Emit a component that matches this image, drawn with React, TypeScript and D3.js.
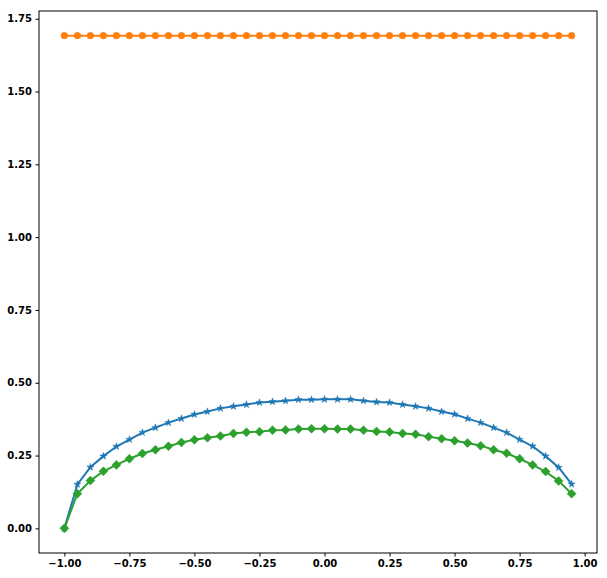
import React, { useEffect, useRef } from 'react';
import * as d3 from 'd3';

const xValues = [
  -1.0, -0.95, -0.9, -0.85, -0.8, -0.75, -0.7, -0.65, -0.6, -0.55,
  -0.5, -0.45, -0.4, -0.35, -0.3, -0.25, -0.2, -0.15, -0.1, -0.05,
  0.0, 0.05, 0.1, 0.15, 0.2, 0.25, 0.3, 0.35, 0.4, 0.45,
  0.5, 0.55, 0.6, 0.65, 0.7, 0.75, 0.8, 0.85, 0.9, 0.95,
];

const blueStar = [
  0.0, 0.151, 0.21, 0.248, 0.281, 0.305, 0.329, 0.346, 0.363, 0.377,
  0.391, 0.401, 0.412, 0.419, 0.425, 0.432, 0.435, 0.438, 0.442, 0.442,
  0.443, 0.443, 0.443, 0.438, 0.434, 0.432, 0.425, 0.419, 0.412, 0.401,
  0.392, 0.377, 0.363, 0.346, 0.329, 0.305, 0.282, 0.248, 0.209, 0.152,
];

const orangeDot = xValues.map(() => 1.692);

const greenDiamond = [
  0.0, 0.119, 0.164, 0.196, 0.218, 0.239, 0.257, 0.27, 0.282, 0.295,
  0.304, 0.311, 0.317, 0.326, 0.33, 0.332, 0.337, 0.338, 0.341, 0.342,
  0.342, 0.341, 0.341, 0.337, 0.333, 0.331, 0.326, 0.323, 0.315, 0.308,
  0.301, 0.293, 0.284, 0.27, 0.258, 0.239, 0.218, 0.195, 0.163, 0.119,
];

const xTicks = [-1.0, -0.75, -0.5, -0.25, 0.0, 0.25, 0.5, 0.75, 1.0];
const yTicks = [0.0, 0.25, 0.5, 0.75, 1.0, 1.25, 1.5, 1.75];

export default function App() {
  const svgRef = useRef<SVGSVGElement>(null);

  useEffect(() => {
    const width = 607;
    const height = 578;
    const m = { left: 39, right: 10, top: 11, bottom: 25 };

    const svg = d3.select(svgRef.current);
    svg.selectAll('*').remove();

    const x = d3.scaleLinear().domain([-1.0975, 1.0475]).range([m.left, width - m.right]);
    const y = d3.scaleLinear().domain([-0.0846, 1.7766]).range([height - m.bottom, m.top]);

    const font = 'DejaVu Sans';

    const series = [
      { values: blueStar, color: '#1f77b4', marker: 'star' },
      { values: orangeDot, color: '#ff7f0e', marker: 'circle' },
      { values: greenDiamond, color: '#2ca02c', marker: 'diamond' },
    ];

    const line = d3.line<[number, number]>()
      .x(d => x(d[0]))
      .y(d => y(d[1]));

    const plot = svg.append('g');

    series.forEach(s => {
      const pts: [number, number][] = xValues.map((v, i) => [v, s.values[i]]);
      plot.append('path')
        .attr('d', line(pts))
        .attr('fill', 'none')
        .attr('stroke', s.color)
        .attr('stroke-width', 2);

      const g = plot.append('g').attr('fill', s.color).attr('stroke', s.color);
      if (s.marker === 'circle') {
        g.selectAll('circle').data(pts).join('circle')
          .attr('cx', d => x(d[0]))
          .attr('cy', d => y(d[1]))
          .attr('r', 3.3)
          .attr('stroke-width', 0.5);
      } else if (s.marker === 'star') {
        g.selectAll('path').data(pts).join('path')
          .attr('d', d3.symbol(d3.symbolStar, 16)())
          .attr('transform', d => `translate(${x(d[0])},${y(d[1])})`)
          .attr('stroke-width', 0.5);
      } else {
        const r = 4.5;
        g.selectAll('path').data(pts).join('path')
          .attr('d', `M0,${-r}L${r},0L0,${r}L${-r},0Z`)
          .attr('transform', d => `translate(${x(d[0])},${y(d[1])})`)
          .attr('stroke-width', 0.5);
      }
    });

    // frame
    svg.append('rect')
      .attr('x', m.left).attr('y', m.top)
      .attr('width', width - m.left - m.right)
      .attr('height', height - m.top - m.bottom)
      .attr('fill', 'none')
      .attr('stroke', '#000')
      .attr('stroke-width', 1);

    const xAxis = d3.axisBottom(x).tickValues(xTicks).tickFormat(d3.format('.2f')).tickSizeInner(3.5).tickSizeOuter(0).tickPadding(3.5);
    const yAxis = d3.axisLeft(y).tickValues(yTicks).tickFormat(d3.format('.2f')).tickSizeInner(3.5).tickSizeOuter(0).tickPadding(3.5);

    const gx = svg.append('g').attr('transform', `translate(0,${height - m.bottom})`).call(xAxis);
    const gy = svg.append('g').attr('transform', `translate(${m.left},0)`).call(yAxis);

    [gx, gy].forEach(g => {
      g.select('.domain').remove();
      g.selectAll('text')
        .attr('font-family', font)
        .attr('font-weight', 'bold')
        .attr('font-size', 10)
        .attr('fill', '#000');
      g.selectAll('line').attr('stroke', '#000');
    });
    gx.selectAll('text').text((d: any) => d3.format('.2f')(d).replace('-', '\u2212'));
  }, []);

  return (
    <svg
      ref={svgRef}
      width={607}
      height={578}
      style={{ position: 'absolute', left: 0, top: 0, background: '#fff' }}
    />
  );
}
===
§ **Requirements**: Transcribe the full listing above exactly, with the images removed.

§ **Right answer**:
Emit a component that matches this image, drawn with React, TypeScript and D3.js.
import React, { useEffect, useRef } from 'react';
import * as d3 from 'd3';

const xValues = [
  -1.0, -0.95, -0.9, -0.85, -0.8, -0.75, -0.7, -0.65, -0.6, -0.55,
  -0.5, -0.45, -0.4, -0.35, -0.3, -0.25, -0.2, -0.15, -0.1, -0.05,
  0.0, 0.05, 0.1, 0.15, 0.2, 0.25, 0.3, 0.35, 0.4, 0.45,
  0.5, 0.55, 0.6, 0.65, 0.7, 0.75, 0.8, 0.85, 0.9, 0.95,
];

const blueStar = [
  0.0, 0.151, 0.21, 0.248, 0.281, 0.305, 0.329, 0.346, 0.363, 0.377,
  0.391, 0.401, 0.412, 0.419, 0.425, 0.432, 0.435, 0.438, 0.442, 0.442,
  0.443, 0.443, 0.443, 0.438, 0.434, 0.432, 0.425, 0.419, 0.412, 0.401,
  0.392, 0.377, 0.363, 0.346, 0.329, 0.305, 0.282, 0.248, 0.209, 0.152,
];

const orangeDot = xValues.map(() => 1.692);

const greenDiamond = [
  0.0, 0.119, 0.164, 0.196, 0.218, 0.239, 0.257, 0.27, 0.282, 0.295,
  0.304, 0.311, 0.317, 0.326, 0.33, 0.332, 0.337, 0.338, 0.341, 0.342,
  0.342, 0.341, 0.341, 0.337, 0.333, 0.331, 0.326, 0.323, 0.315, 0.308,
  0.301, 0.293, 0.284, 0.27, 0.258, 0.239, 0.218, 0.195, 0.163, 0.119,
];

const xTicks = [-1.0, -0.75, -0.5, -0.25, 0.0, 0.25, 0.5, 0.75, 1.0];
const yTicks = [0.0, 0.25, 0.5, 0.75, 1.0, 1.25, 1.5, 1.75];

export default function App() {
  const svgRef = useRef<SVGSVGElement>(null);

  useEffect(() => {
    const width = 607;
    const height = 578;
    const m = { left: 39, right: 10, top: 11, bottom: 25 };

    const svg = d3.select(svgRef.current);
    svg.selectAll('*').remove();

    const x = d3.scaleLinear().domain([-1.0975, 1.0475]).range([m.left, width - m.right]);
    const y = d3.scaleLinear().domain([-0.0846, 1.7766]).range([height - m.bottom, m.top]);

    const font = 'DejaVu Sans';

    const series = [
      { values: blueStar, color: '#1f77b4', marker: 'star' },
      { values: orangeDot, color: '#ff7f0e', marker: 'circle' },
      { values: greenDiamond, color: '#2ca02c', marker: 'diamond' },
    ];

    const line = d3.line<[number, number]>()
      .x(d => x(d[0]))
      .y(d => y(d[1]));

    const plot = svg.append('g');

    series.forEach(s => {
      const pts: [number, number][] = xValues.map((v, i) => [v, s.values[i]]);
      plot.append('path')
        .attr('d', line(pts))
        .attr('fill', 'none')
        .attr('stroke', s.color)
        .attr('stroke-width', 2);

      const g = plot.append('g').attr('fill', s.color).attr('stroke', s.color);
      if (s.marker === 'circle') {
        g.selectAll('circle').data(pts).join('circle')
          .attr('cx', d => x(d[0]))
          .attr('cy', d => y(d[1]))
          .attr('r', 3.3)
          .attr('stroke-width', 0.5);
      } else if (s.marker === 'star') {
        g.selectAll('path').data(pts).join('path')
          .attr('d', d3.symbol(d3.symbolStar, 16)())
          .attr('transform', d => `translate(${x(d[0])},${y(d[1])})`)
          .attr('stroke-width', 0.5);
      } else {
        const r = 4.5;
        g.selectAll('path').data(pts).join('path')
          .attr('d', `M0,${-r}L${r},0L0,${r}L${-r},0Z`)
          .attr('transform', d => `translate(${x(d[0])},${y(d[1])})`)
          .attr('stroke-width', 0.5);
      }
    });

    // frame
    svg.append('rect')
      .attr('x', m.left).attr('y', m.top)
      .attr('width', width - m.left - m.right)
      .attr('height', height - m.top - m.bottom)
      .attr('fill', 'none')
      .attr('stroke', '#000')
      .attr('stroke-width', 1);

    const xAxis = d3.axisBottom(x).tickValues(xTicks).tickFormat(d3.format('.2f')).tickSizeInner(3.5).tickSizeOuter(0).tickPadding(3.5);
    const yAxis = d3.axisLeft(y).tickValues(yTicks).tickFormat(d3.format('.2f')).tickSizeInner(3.5).tickSizeOuter(0).tickPadding(3.5);

    const gx = svg.append('g').attr('transform', `translate(0,${height - m.bottom})`).call(xAxis);
    const gy = svg.append('g').attr('transform', `translate(${m.left},0)`).call(yAxis);

    [gx, gy].forEach(g => {
      g.select('.domain').remove();
      g.selectAll('text')
        .attr('font-family', font)
        .attr('font-weight', 'bold')
        .attr('font-size', 10)
        .attr('fill', '#000');
      g.selectAll('line').attr('stroke', '#000');
    });
    gx.selectAll('text').text((d: any) => d3.format('.2f')(d).replace('-', '\u2212'));
  }, []);

  return (
    <svg
      ref={svgRef}
      width={607}
      height={578}
      style={{ position: 'absolute', left: 0, top: 0, background: '#fff' }}
    />
  );
}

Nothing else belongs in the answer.